The Veronica bucket is a mechanism for hand washing originating in Ghana which consists of a bucket of water with a tap fixed at the bottom, mounted at hand height, and a bowl underneath to collect waste water. The Veronica bucket was developed by Veronica Bekoe. The Veronica bucket serves as a simple way to encourage proper hand washing using flowing water. Bekoe in an interview stated that the bucket was originally made to help her and her colleagues wash their hands under running water after each lab session. She said, "We are used to washing hands in a bowl with others washing in the same water, which will do more harm than good." These colleagues were contaminating their hands rather than decontaminating them. In addition to the COVID-related benefit of hand washing, the Veronica bucket is also essential for areas where potable water is not readily available.

==Uses==
The bucket is also used in other African countries. It is common in places such as schools, hospitals, churches and areas with no running taps. It has become very popular in Ghana following the outbreak of the novel coronavirus (COVID-19) as citizens engage in frequent hand washing to stem its spread. In Ekiti State, Nigeria, the governor Kayode Fayemi directed all public places to provide running tap water or Veronica buckets "to encourage frequent handwashing" as part of the measures to contain COVID-19.

Before the COVID-19 outbreak, the invention was used in some schools and hospitals but now it is in high demand due to its role in curbing the outbreak.
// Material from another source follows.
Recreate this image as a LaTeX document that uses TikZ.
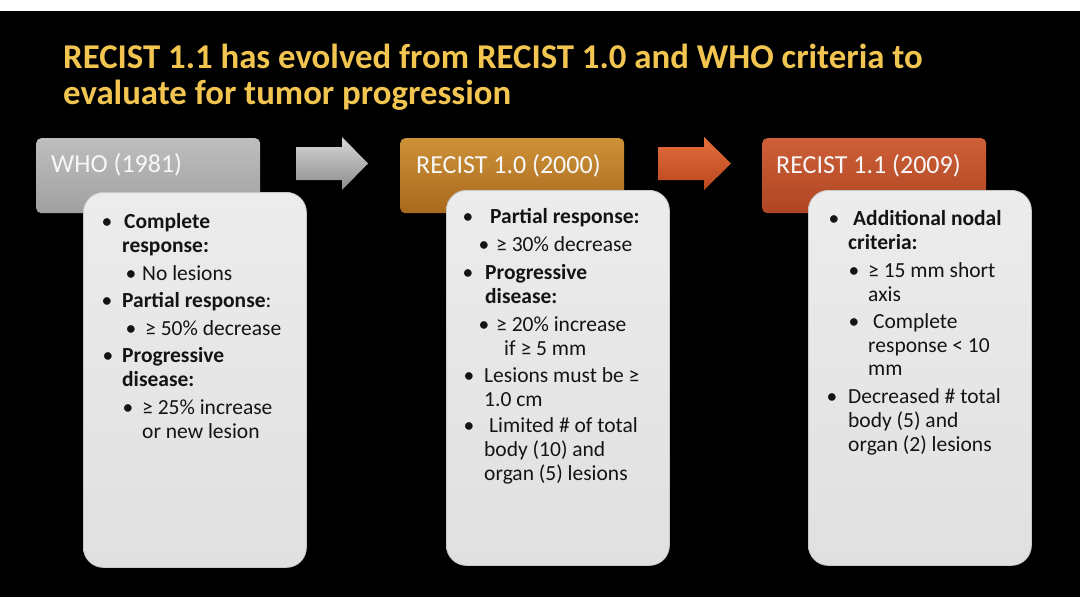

Now, the setup could be spotted in places like malls, hospitals, corporate institutions and government offices. It was invented by a Ghanaian, Veronica Bekoe, whom the invention was named after. She claimed the bucket was named after her in 1993 by Joan Hetrick. Bekoe is a biologist who has worked at the Public Health and Reference Laboratory of the Ghana Health Service from 1972 to 2008.

==Production==
The invention was initially produced by local artisans with aluminium utensils used in selling Hausa koko attached with a tap which was a prototype, popularly known as Akorlaa gyae su and is currently made of plastic with a tap attached to it which has an area for holding soap and towels. Variations available today come in all colours.

In February 2021, Veronica Bekoe launched an updated version of the bucket to reduce physical contact with the unit and further help halt the spread of COVID-19.